CIRP: Basic Concepts
- Definition:
The Corporate Insolvency Response Procedure is the procedure for addressing corporate insolvency of a corporate debtor as per the Code's provisions. It is triggered by a corporate debtor's default.
- Minimum Default Amount:
When the default amount is at least INR 1 crore (INR 10 million), the insolvency process under the Code applies. Initially, the minimum default amount to initiate CIRP was INR 1 lakh, but the Government increased it to INR 1 crore through a notification on March 24, 2020.
- Initiation of CIRP:
- The CIRP is initiated by filing an application before the Adjudicating Authority, as detailed in Chapter II of Part II of the Code.
- The entities that are eligible to initiate CIRP comprise of financial creditors (FCs), operational creditors (OCs), and corporate applicants of the corporate debtor.
- Eligibility to Initiate CIRP:
- Financial Creditor (FC) under Section 7: A person to whom a financial debt is owed, including those who have legally acquired or been assigned the debt.
- Operational Creditor (OC) under Section 8: Any person to whom an operational debt is owed, including claims from the supply of goods and services and dues to governmental authorities.
- Corporate Applicant under Section 10: This includes the corporate debtor itself, or a member, partner, or authorized individual according to the corporate debtor's constitutional documents. It can also refer to someone managing the corporate debtor's operations and resources or controlling its financial affairs.
- Financial Debt and Operational Debt:
- Financial Debt: It includes debts that were provided in exchange for the time value of money, including interest. It also covers various liabilities outlined in Section 5(8)(a) to (i) of the Code, such as borrowed amounts with interest and financial obligations from lease or hire-purchase contracts.

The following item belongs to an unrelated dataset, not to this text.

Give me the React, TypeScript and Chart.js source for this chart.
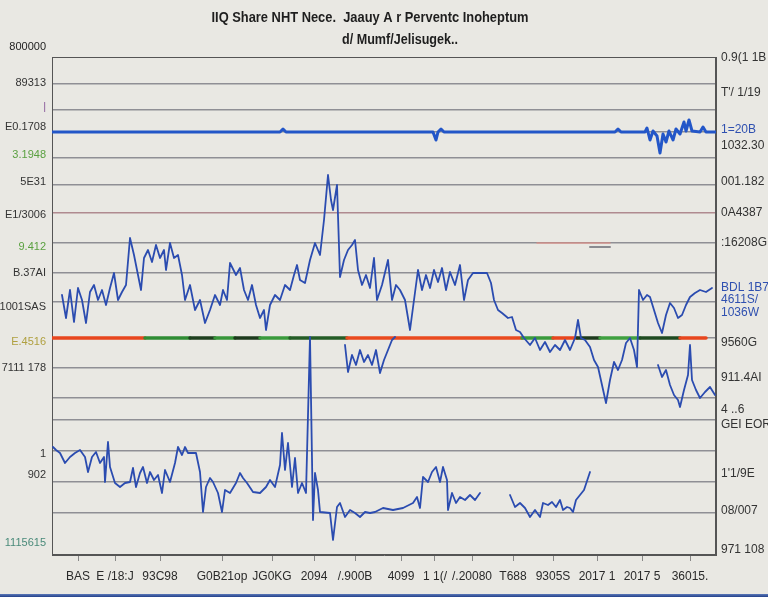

- Operational Debt: It arises from the provision of goods and services, and may also encompass claims pertaining to employment or remittances to governmental authorities.
Stages of CIRP
- Initiation of CIRP: The CIRP of a corporate debtor begins when the Adjudicating Authority (AA) issues an order admitting an application to initiate the process, which can be filed by a financial creditor, operational creditor, or the corporate applicant. The date of this order is recognized as the insolvency commencement date (ICD).
- Moratorium and Public Announcement:
- A moratorium is declared under Section 14 of the Code.
- An Interim Resolution Professional (IRP) is appointed to take control and custody of the corporate debtor.
- The powers of the board of directors or partners of the corporate debtor are suspended.
- A public announcement is made inviting claims from the creditors of the corporate debtor.
- Constitution of Committee
- Collect and verify claims, establish the Committee of Creditors, and prepare a list of creditors.
- Submit a report certifying the formation of the Committee of Creditors and the list of creditors to the Adjudicating Authority.
- Hold the first meeting of the Committee of Creditors within 7 (seven) days of filing the report.
- The committee sets the expenses for the Resolution Professional (RP), which will be considered insolvency resolution process costs.
- The Committee of Creditors, whose investment and interest are at stake, serves as the decision-making body for the Corporate Debtor. Actions taken by the Interim Resolution Professional (IRP) or RP must be ratified by the committee members.
- Appointment of Resolution Professional
- The Committee of Creditors (CoC) decides on the appointment of the Resolution Professional (RP).
- Two registered valuers are appointed to assess the fair value and liquidation value of the corporate debtor.
- Powers and Duties of IRP/RP
- The Interim Resolution Professional (IRP) or Resolution Professional (RP) may appoint additional professionals, including registered valuers, to assist in carrying out duties during the corporate insolvency resolution process.
- The RP can sell unencumbered assets of the corporate debtor outside the ordinary course of business if deemed necessary for better value realization. However, the book value of all sold assets combined must not exceed ten percent of the total claims admitted by the IRP.
- The resolution professional must determine whether the corporate debtor has engaged in any transactions covered under sections 43, 45, 50, or 66 of the Code.
- Initiation of Expression of Interest Process
- The resolution professional will publish brief details of the invitation for expression of interest in Form G. The public announcement indicates that the corporate debtor is undergoing insolvency proceedings and invites interested candidates or bidders to submit a resolution plan.
- The resolution professional will verify the eligibility of all prospective resolution applicants and conduct due diligence.
- Prospective resolution applicants must submit their resolution plans by the due date specified in Form G.
- The proposed plan must address payment of CIRP costs as a priority, payment to operational creditors, and management of the corporate debtor’s affairs upon implementation. It must also comply with other requirements set by the Code and its regulations.
- The resolution professional will ensure that the submitted plans meet the Code's basic requirements.
- The resolution professional will present all compliant resolution plans to the committee.
- The committee will then evaluate each plan, discuss their feasibility and viability, and vote on all resolution plans simultaneously.
- Approval of Resolution Plan
- The resolution plan must be approved by the Committee of Creditors (CoC) with at least 66% of the votes.
- The approved plan is then submitted to the Adjudicating Authority for approval.
- Once authorized by the Adjudicating Authority, the resolution plan is implemented.
- If the resolution plan is not approved or submitted within the CIRP period, the corporate debtor may face liquidation.
Time Limit For Completion Of CIRP Process:
According to Section 12(1) of the Code, the CIRP must be completed within 180 days from the date the application to initiate the process is admitted. The Adjudicating Authority may grant a one-time extension of 90 days. The maximum allowable time for completing the CIRP, including any extensions or litigation period, is 330 days.
Conclusion:
While the CIRP framework offers a clear method for reviving failing companies and balancing creditor interests with business rescue, its success depends on continuous improvement. Recent amendments have improved transparency and efficiency, but challenges persist. Uncooperative former promoters and sector-specific complexities continue to create difficulties for RPs. The future effectiveness of the CIRP framework relies on proactively addressing these issues as it evolves, ensuring it remains a robust tool for corporate turnaround.